Finding Nemo 3? Here’s whether it could happen

In the strange case of Finding Nemo, money doesn't always mean more.

The 2003 film earned $936 million worldwide during its run in 2003, but it took 13 years until a sequel would make its way into theaters. Now, Finding Dory has just blown open the box office with a quick, astounding $186 million worldwide in its opening weekend. So, the question must be asked: Could a third film in the profit-proven Nemo universe be a possibility, now that the undersea world is an undeniable audience-attracting behemoth?

To answer that, you have to take a trip up to Pixar in Emeryville, California, and go inside the long, arduous story-building process that's come to define the studio and its decisions. Sequels aren't just borne of broken box offices here. Just ask Nemo, who sat on a mountain of cash for more than a decade.

While today’s Hollywood may greenlight a sequel mere days after a profitable release, the whopping success of Nemo back in 2003 (it was the second highest-grossing film of the year following The Lord of the Rings: Return of the King) didn't beget an immediate response from the studio. “There was zero discussion of a sequel,” director/writer Andrew Stanton says of the Monday following Nemo's release, and, truthfully, the weeks, months, and years following it.

The silence worked for Stanton too, as the director eschewed the possibility of a follow-up to the beloved Pixar original. But it's almost miraculous that a sequel wasn't greenlit in the days or decade after Nemo's tremendous opening weekend in 2003. Then again, churning out a hastily-crafted film in response to commercial success isn't exactly the Pixar model. “We’ve never had those kind of discussions here," says Stanton. "The only time they may have occurred, as far as that typical executive speak of, ‘Oh, we got a hit and we want another one,’ was when there was a lot of battling between Steve [Jobs] and [Michael] Eisner about Toy Story 2 and 3. But prior to that and even post-that, any discussion of sequels has always just been story-based.”

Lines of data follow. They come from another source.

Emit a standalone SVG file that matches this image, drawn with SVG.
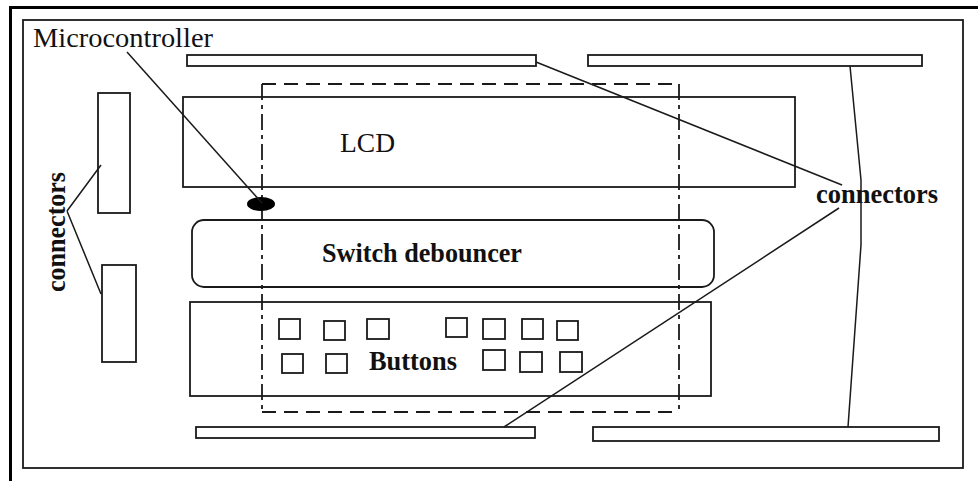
<svg xmlns="http://www.w3.org/2000/svg" width="978" height="481" viewBox="0 0 978 481">
<style>
.s{fill:none;stroke:#1a1a1a;stroke-width:1.8}
.ln{fill:none;stroke:#1a1a1a;stroke-width:1.5}
.t{font-family:"Liberation Serif","Times New Roman",serif;fill:#111;font-size:27px}
.b{font-weight:bold}
.dash{fill:none;stroke:#1a1a1a;stroke-width:1.8;stroke-dasharray:14 8}
.dd{fill:none;stroke:#1a1a1a;stroke-width:1.8;stroke-dasharray:16 5 4 5}
</style>
<rect width="978" height="481" fill="#fff"/>
<path d="M10.5,481V7.5H978" fill="none" stroke="#000" stroke-width="3"/>
<rect x="23" y="20" width="940" height="448" class="s"/>

<g id="connector-top-left"><rect x="187" y="55" width="349" height="11" class="s"/></g>
<g id="connector-top-right"><rect x="588" y="55" width="334" height="11" class="s"/></g>
<g id="connector-bottom-left"><rect x="196" y="427" width="339" height="11" class="s"/></g>
<g id="connector-bottom-right"><rect x="593" y="427" width="346" height="14" class="s"/></g>
<g id="connector-left-1"><rect x="98" y="93" width="32" height="120" class="s"/></g>
<g id="connector-left-2"><rect x="102" y="265" width="34" height="97" class="s"/></g>

<g id="lcd">
<rect x="183" y="97" width="612" height="90" class="s"/>
<text x="340" y="152" class="t" textLength="55" lengthAdjust="spacingAndGlyphs">LCD</text>
</g>

<g id="switch-debouncer">
<rect x="192" y="220" width="522" height="67" rx="12" class="s"/>
<text x="322" y="262" class="t b" textLength="200" lengthAdjust="spacingAndGlyphs">Switch debouncer</text>
</g>

<g id="buttons">
<rect x="190" y="302" width="521" height="94" class="s"/>
<g class="s">
<rect x="279" y="319" width="21" height="20"/>
<rect x="324" y="321" width="21" height="19"/>
<rect x="367" y="319" width="22" height="20"/>
<rect x="446" y="318" width="21" height="19"/>
<rect x="483" y="319" width="22" height="20"/>
<rect x="522" y="319" width="21" height="20"/>
<rect x="557" y="321" width="21" height="19"/>
<rect x="282" y="354" width="21" height="19"/>
<rect x="326" y="354" width="21" height="19"/>
<rect x="483" y="350" width="22" height="20"/>
<rect x="520" y="352" width="22" height="20"/>
<rect x="560" y="352" width="22" height="20"/>
</g>
<text x="369" y="370" class="t b" textLength="88" lengthAdjust="spacingAndGlyphs">Buttons</text>
</g>

<g id="microcontroller">
<path d="M262,84H679M262,412H679" class="dash"/>
<path d="M262,84V412M679,84V412" class="dd"/>
<ellipse cx="261" cy="204" rx="14" ry="7" fill="#000"/>
</g>

<g id="labels">
<text x="33" y="47" class="t" textLength="180" lengthAdjust="spacingAndGlyphs">Microcontroller</text>
<text x="816" y="203" class="t b" textLength="122" lengthAdjust="spacingAndGlyphs">connectors</text>
<text transform="translate(65,292) rotate(-90)" class="t b" textLength="120" lengthAdjust="spacingAndGlyphs">connectors</text>
</g>

<g id="connectors">
<path d="M127,52L262,203" class="ln"/>
<path d="M67,211L101,165M67,211L101,294" class="ln"/>
<path d="M536,62L842,185" class="ln"/>
<path d="M839,208L504,427" class="ln"/>
<path d="M850,66L861,180L861,245L848,427" class="ln"/>
</g>
</svg>
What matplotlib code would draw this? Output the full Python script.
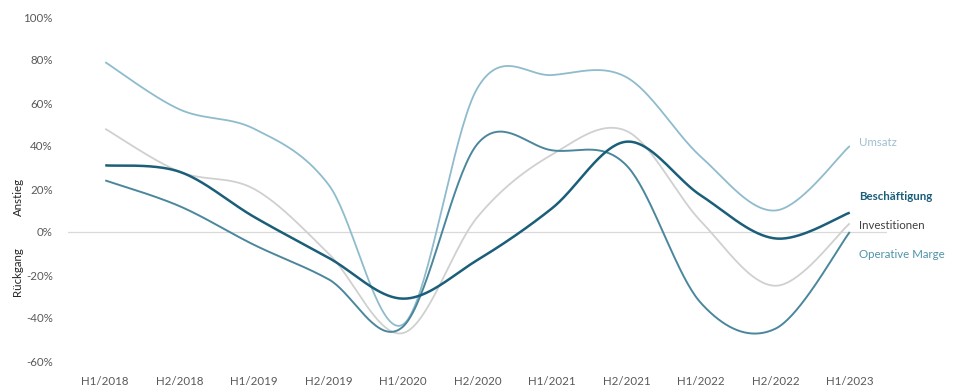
import numpy as np
import matplotlib
matplotlib.use("Agg")
import matplotlib.pyplot as plt

categories = ["H1/2018", "H2/2018", "H1/2019", "H2/2019", "H1/2020", "H2/2020",
              "H1/2021", "H2/2021", "H1/2022", "H2/2022", "H1/2023"]
umsatz = [79, 57, 48, 22, -43, 67, 73, 72, 35, 10, 40]
beschaeftigung = [31, 28, 7, -12, -31, -13, 11, 42, 17, -3, 9]
investitionen = [48, 28, 20, -10, -47, 7, 36, 47, 5, -25, 4]
operative_marge = [24, 12, -6, -22, -44, 41, 38, 31, -33, -45, 0]
series_names = ["Umsatz", "Beschäftigung", "Investitionen", "Operative Marge"]
y_ticks = [-60, -40, -20, 0, 20, 40, 60, 80, 100]

plt.rcParams['font.family'] = ['Lato', 'DejaVu Sans']


def smooth(xs, ys, n=40):
    """Excel-style smoothing (uniform Catmull-Rom through the data points)."""
    xs = np.asarray(xs, float)
    ys = np.asarray(ys, float)
    px = np.concatenate([[xs[0]], xs, [xs[-1]]])
    py = np.concatenate([[ys[0]], ys, [ys[-1]]])
    outx, outy = [], []
    t = np.linspace(0, 1, n)
    for i in range(1, len(px) - 2):
        p0x, p1x, p2x, p3x = px[i - 1], px[i], px[i + 1], px[i + 2]
        p0y, p1y, p2y, p3y = py[i - 1], py[i], py[i + 1], py[i + 2]
        c1x = p1x + (p2x - p0x) / 6
        c2x = p2x - (p3x - p1x) / 6
        c1y = p1y + (p2y - p0y) / 6
        c2y = p2y - (p3y - p1y) / 6
        bx = (1 - t) ** 3 * p1x + 3 * (1 - t) ** 2 * t * c1x + 3 * (1 - t) * t ** 2 * c2x + t ** 3 * p2x
        by = (1 - t) ** 3 * p1y + 3 * (1 - t) ** 2 * t * c1y + 3 * (1 - t) * t ** 2 * c2y + t ** 3 * p2y
        outx.extend(bx)
        outy.extend(by)
    return np.array(outx), np.array(outy)


fig = plt.figure(figsize=(9.6, 3.87), dpi=100)
ax = fig.add_axes([68 / 960, 26 / 387, (887 - 68) / 960, (361 - 17) / 387])

x = np.arange(len(categories))
data = [umsatz, beschaeftigung, investitionen, operative_marge]
colors = ["#8fbccc", "#1b5e79", "#d0d0d0", "#4b879c"]
widths = [1.3, 1.8, 1.3, 1.4]
zorders = [3, 6, 2, 4]

ax.axhline(0, color="#d9d9d9", lw=0.9, zorder=1)

for vals, c, w, z in zip(data, colors, widths, zorders):
    sx, sy = smooth(x, vals)
    ax.plot(sx, sy, color=c, lw=w, zorder=z, solid_capstyle="butt")

label_y = [41.5, 16.5, 3.0, -10.5]
label_colors = ["#9dc0cf", "#1b5e79", "#404040", "#4f93a9"]
label_weights = ["normal", "bold", "normal", "normal"]
for name, ly, lc, lw_ in zip(series_names, label_y, label_colors, label_weights):
    ax.text(10.13, ly, name, color=lc, fontsize=8.3, va="center", ha="left",
            fontweight=lw_, clip_on=False)

ax.set_xlim(-0.5, 10.5)
ax.set_ylim(-60, 100)
ax.set_xticks(x)
ax.set_xticklabels(categories)
ax.set_yticks(y_ticks)
ax.set_yticklabels([f"{v}%" for v in y_ticks])
ax.tick_params(axis="both", length=0, labelsize=8.3, labelcolor="#595959")
ax.tick_params(axis="y", pad=11)
ax.tick_params(axis="x", pad=11)
for s in ax.spines.values():
    s.set_visible(False)

fig.text(18 / 960, 1 - 197 / 387, "Anstieg", rotation=90, ha="center", va="center",
         fontsize=8.3, color="#262626")
fig.text(18 / 960, 1 - 272 / 387, "Rückgang", rotation=90, ha="center", va="center",
         fontsize=8.3, color="#262626")

fig.savefig("out.png", dpi=100, facecolor="white")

Stanton says it was the grand experiment of Toy Story 2 -- the third movie on Pixar’s resume, and a sequel -- that taught him and his colleagues the hard lesson about treading carefully with follow-ups (even though the film grossed $485 million worldwide and isn't considered a misstep by any means). “That was the only time we started for commercial reasons, and almost failed because of it and we took a huge lesson from that," he says. "We should not approach any movie, no matter whether it comes from a universe pre-existing or if it’s completely original, any differently. It should be inspired by a kernel of an idea for a story that we’re going to want to battle for four years.”

So, Stanton was vocal about staying away from any sort of sequel to Nemo lest the story demanded it -- and for a decade, it didn't. When Stanton rewatched Finding Nemo during the film’s conversion into 3-D in 2010, he stumbled onto a new realization about Dory's welfare. As a father himself, Stanton found himself wondering whether the forgetful Dory would be okay on her own, should she get separated from her de facto new family of Marlin and Nemo. Surely, a sequel slam dunk, no?

Stanton sat on the kernel for months, sharing it only with a few key people at Pixar, still hesitant to shout it from the rooftops that, finally, a story had been hatched for a sequel, and Nemo could finally join other Pixar franchises like Toy Story, Cars, and Monsters Inc. "I knew nobody was going to argue with making a sequel, and I was actually more of the opposite -- I was very paranoid, like, 'We're not going to say the words 'Finding anything' out loud to anybody, including in-house," he says. "I just knew the minute those words came out of my mouth, I'd never be able... the horse would be out of the barn, and we'd never be able to put it back in."

As evidenced by Dory winning praise from critics and dollars from ticket buyers, that proved to be a smart decision. But the success of Dory in 2016 demands a different response than the one afforded Nemo in 2003: Could audiences expect to see a third Nemo narrative sooner than later? Or is the Nemo world closed once more for another decade, box office performance be damned?

“I really do feel like this was the missing piece, emotionally, for the first movie,” Stanton tells EW of Finding Nemo 3 possibilities. “Now, I’ve stopped saying never for anything because there are a lot of new characters that get introduced and we’ve broadened the universe for this movie. And again, I’m very used to seeing that world continue to open up from the Toy Story movies... so I’ve learned to just say, to my knowledge, I think everything that was born of the first movie is wrapped up. But we’ll see.”

Stanton continues, “With any of the other sequels, we strive to try and make it seem like it was inevitable, like it was meant to be, that all these extended stories and journeys with these characters were part of the whole canon. And that’s really hard, but it’s so satisfying for me when I’m experiencing that, whether it’s a great second season of a TV show or another book in a series. It’s a small club when it’s done successfully. Regardless of how much people may vocalize that they don’t enjoy or wish that there weren’t extensions, sometimes it’s really nice to go back and spend more time with these characters if they evolve, if they grow, if they expand. So that, I’m very happy with. I feel like it was just as hard, if not harder, on [Finding Dory] to get it to feel inevitable and preordained, and that it was always of the larger piece.”